Cohabitations: Studies on Beasts, Plants, and Objects focuses on parallel levels of unnatural coexistences in wrong habitats.

Leone Contini Bonacossi has provoked, composed, and documented germinations of seeds and tubers in artificial contexts, desperate rituals of resurrection in the Whole Food era. American Baroque is an installation at the first floor, where Contini’s pale germinations grow in a former ice-house. The red light and the artificial sound of nature (composed by Lorenzo Brusci) create an overlapping between different evocations: Christian relics, Adonic cults and metropolitan evocations of a idealized nature/natural life. My Ancestors – Columbus Circle is a photographic tryptic: healthy sprouts that are sold at Columbus circle as modern elixir of life, are shown here as small holy pictures. Wheat Seeds Germinating Inside two Jazz-Trumpet Cases Lined with Blue and Red Velvet, Found in the Garbage a Few Days Ago Right Here in Harlem, is a reference to the Mediterranean association of germinating cereals to the Resurrection of Christ. The reflection developed here is on the popular imagery of the Harlem Renaissance.
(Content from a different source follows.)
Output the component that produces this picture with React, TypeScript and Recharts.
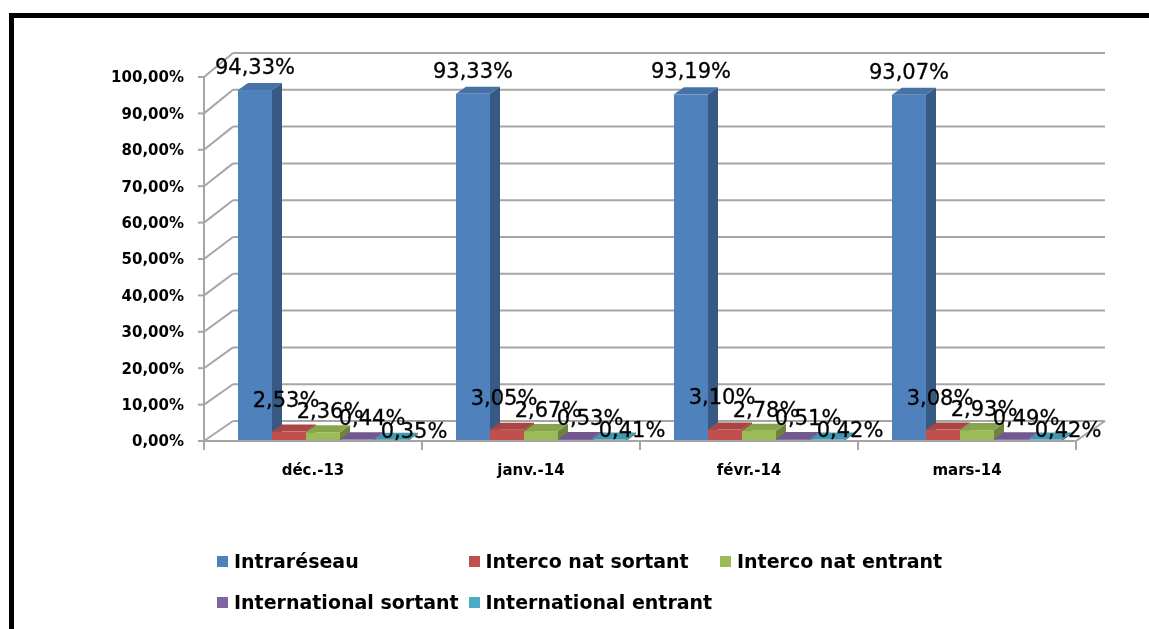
import { BarChart, Bar, XAxis, YAxis, ReferenceLine, LabelList, Legend } from "recharts";

const months = ["déc.-13", "janv.-14", "févr.-14", "mars-14"];
const intrareseau = [94.33, 93.33, 93.19, 93.07];
const intercoNatSortant = [2.53, 3.05, 3.1, 3.08];
const intercoNatEntrant = [2.36, 2.67, 2.78, 2.93];
const internationalSortant = [0.44, 0.53, 0.51, 0.49];
const internationalEntrant = [0.35, 0.41, 0.42, 0.42];
const yTicks = [0, 10, 20, 30, 40, 50, 60, 70, 80, 90, 100];

const data = months.map((m, i) => ({
  month: m,
  intra: intrareseau[i],
  icoSort: intercoNatSortant[i],
  icoEnt: intercoNatEntrant[i],
  intSort: internationalSortant[i],
  intEnt: internationalEntrant[i],
}));

// 3d look: bars sit a bit deeper than the front plane, back wall is shifted up-right
const SHIFT = 10;
const BAR_DX = 10;
const BAR_DY = 7;
const K = 1.022;
const WALL_DX = 29;
const GRID = "#A6A6A6";
const FONT = "DejaVu Sans";

const series = [
  { key: "intra", name: "Intraréseau", color: "#4F81BD", lx: 0, ly: -16 },
  { key: "icoSort", name: "Interco nat sortant", color: "#C0504D", lx: -3, ly: -25 },
  { key: "icoEnt", name: "Interco nat entrant", color: "#9BBB59", lx: 7, ly: -14 },
  { key: "intSort", name: "International sortant", color: "#8064A2", lx: 15, ly: -14 },
  { key: "intEnt", name: "International entrant", color: "#4BACC6", lx: 23, ly: -2 },
];

const shade = (hex: string, f: number) => {
  const n = parseInt(hex.slice(1), 16);
  const c = [(n >> 16) & 255, (n >> 8) & 255, n & 255].map((v) => Math.round(v * f));
  return `rgb(${c[0]},${c[1]},${c[2]})`;
};

const pct = (v: number) => v.toFixed(2).replace(".", ",") + "%";

const makeBar = (color: string) => (p: any) => {
  const { x, y, width, height } = p;
  const bottom = y + height;
  const h = height * K;
  const l = x + SHIFT;
  const r = l + width;
  const t = bottom - h;
  return (
    <g>
      <polygon
        points={`${r},${t} ${r + BAR_DX},${t - BAR_DY} ${r + BAR_DX},${bottom - BAR_DY} ${r},${bottom}`}
        fill={shade(color, 0.7)}
      />
      <polygon
        points={`${l},${t} ${l + BAR_DX},${t - BAR_DY} ${r + BAR_DX},${t - BAR_DY} ${r},${t}`}
        fill={shade(color, 0.88)}
      />
      <rect x={l} y={t} width={width} height={h} fill={color} />
    </g>
  );
};

const makeLabel = (lx: number, ly: number) => (p: any) => {
  const vb = p.viewBox && p.viewBox.width != null ? p.viewBox : p;
  const { x, y, width, height } = vb;
  const bottom = y + height;
  const t = bottom - height * K;
  return (
    <text
      x={x + SHIFT + width / 2 + lx}
      y={t + ly}
      textAnchor="middle"
      fontFamily={FONT}
      fontSize={21}
      fill="#000"
      stroke="#000"
      strokeWidth={0.3}
    >
      {pct(Number(p.value))}
    </text>
  );
};

const wallLine = (v: number) => (p: any) => {
  const { x1, y1, x2 } = p;
  const dy = 20 + (v / 100) * 4;
  return (
    <g>
      <line x1={x1} y1={y1} x2={x1 + WALL_DX} y2={y1 - dy} stroke={GRID} strokeWidth={2} />
      <line x1={x1 + WALL_DX} y1={y1 - dy} x2={x2 + WALL_DX} y2={y1 - dy} stroke={GRID} strokeWidth={2} />
      {v === 0 && <line x1={x2} y1={y1} x2={x2 + WALL_DX} y2={y1 - dy} stroke={GRID} strokeWidth={2} />}
    </g>
  );
};

const MonthTick = (p: any) => {
  const { x, y, payload, index, visibleTicksCount } = p;
  const half = payload.offset ?? 109;
  const axisY = y - 20;
  return (
    <g>
      <line x1={x - half} y1={axisY} x2={x - half} y2={axisY + 9} stroke={GRID} strokeWidth={2} />
      {index === visibleTicksCount - 1 && (
        <line x1={x + half} y1={axisY} x2={x + half} y2={axisY + 9} stroke={GRID} strokeWidth={2} />
      )}
      <text x={x} y={axisY + 34} textAnchor="middle" fontFamily={FONT} fontWeight="bold" fontSize={15} fill="#000">
        {payload.value}
      </text>
    </g>
  );
};

const renderLegend = () => (
  <div style={{ position: "relative", width: 760, height: 70 }}>
    {series.map((s, i) => {
      const col = i < 3 ? i : i - 3;
      const row = i < 3 ? 0 : 1;
      return (
        <div
          key={s.key}
          style={{
            position: "absolute",
            left: col * 251.5,
            top: row * 41,
            display: "flex",
            alignItems: "center",
            whiteSpace: "nowrap",
          }}
        >
          <span style={{ width: 11, height: 11, background: s.color, marginRight: 6, display: "inline-block" }} />
          <span style={{ fontFamily: FONT, fontWeight: "bold", fontSize: 19, color: "#000" }}>{s.name}</span>
        </div>
      );
    })}
  </div>
);

export default function App() {
  return (
    <div style={{ position: "relative", width: 1141, height: 613, background: "#fff" }}>
      <div
        style={{
          position: "fixed",
          left: 9,
          top: 13,
          width: 1400,
          height: 900,
          borderTop: "5px solid #000",
          borderLeft: "5px solid #000",
          pointerEvents: "none",
        }}
      />
      <div style={{ position: "absolute", left: 0, top: 0 }}>
        <BarChart
          width={1141}
          height={613}
          data={data}
          margin={{ top: 69, right: 73, bottom: 140, left: 0 }}
          barCategoryGap={24}
          barGap={0}
        >
          <XAxis
            dataKey="month"
            height={40}
            axisLine={{ stroke: GRID, strokeWidth: 2 }}
            tickLine={false}
            tickSize={0}
            tickMargin={20}
            tick={<MonthTick />}
            interval={0}
          />
          <YAxis
            width={196}
            domain={[0, 100]}
            ticks={yTicks}
            interval={0}
            tickFormatter={pct}
            axisLine={{ stroke: GRID, strokeWidth: 2 }}
            tickLine={{ stroke: GRID, strokeWidth: 2 }}
            tickSize={6}
            tickMargin={14}
            tick={{ fontFamily: FONT, fontWeight: "bold", fontSize: 15, fill: "#000" }}
          />
          {yTicks.map((t) => (
            <ReferenceLine key={t} y={t} zIndex={-100} shape={wallLine(t)} />
          ))}
          {series.map((s) => (
            <Bar
              key={s.key}
              dataKey={s.key}
              name={s.name}
              fill={s.color}
              shape={makeBar(s.color)}
              isAnimationActive={false}
            >
              <LabelList dataKey={s.key} content={makeLabel(s.lx, s.ly)} />
            </Bar>
          ))}
          <Legend
            layout="horizontal"
            verticalAlign="middle"
            align="center"
            wrapperStyle={{ left: 209, top: 542, width: 760, height: 70 }}
            content={renderLegend}
          />
        </BarChart>
      </div>
    </div>
  );
}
Gianni Moretti synthetized the metaphoric and physical coexistence of mice, deer, and newyorkers in a series entitled Heraldry (New York). The subway ubiquitous presence of mice is melted with a symbolic interpretation of Manhattan urban shape and history – complex yet symmetrical deer’s horns that fall and rise again every year. In the basement, Moretti has realized four heraldic icons with the technique of spolvero, which was used as a preparatory stage in Renaissance frescoes for the transfer of studio drawings onto the walls. They were not meant to be seen by the public. Moretti has kept their ephemeral quality (they can be destroyed with a puff), raising here a question about recent developments of the Street Art and its ambiguous relationship with notions such as public space versus institutional art space, monumental presence versus virtual diffusion. On the second Floor, monotypes on paper are shown, featuring the preparatory studies for the Heraldry (New York) cycle.

Federico Donelli imposed fake memories on found objects by means of textual fragments: a reflection on the automatic narratives of history, and fictional intimacies of insignificant objects. At the second floor, Donelli exhibits three works. The Healing Force Of The Universe and Grandpa Is Dead are ink texts and monochrome surfaces on glossy photographic paper that give shape and words to the untold,what is behind, or in-between in a world of photographs. Teddy Bear In A Glass Dome, The Most Contested Color In the World, and Orchid In A Vase, is a threefold installation where the interconnections between texts, objects and photographs question the very sense of memory, narrativity and objectuality.

HSF visitors are invited to follow the developments of Susy Blu’s photographic project On the Block, a systematic study/portrait of the houses’ interiors on HSF’s block. The project is a collective reflection on topics such as gentrification, domesticity, identity and privacy. At the second floor, in a studio-like context, documents ad images of the work in progress are now on display. Photographs are shown through a loop projection, commented by text and sounds.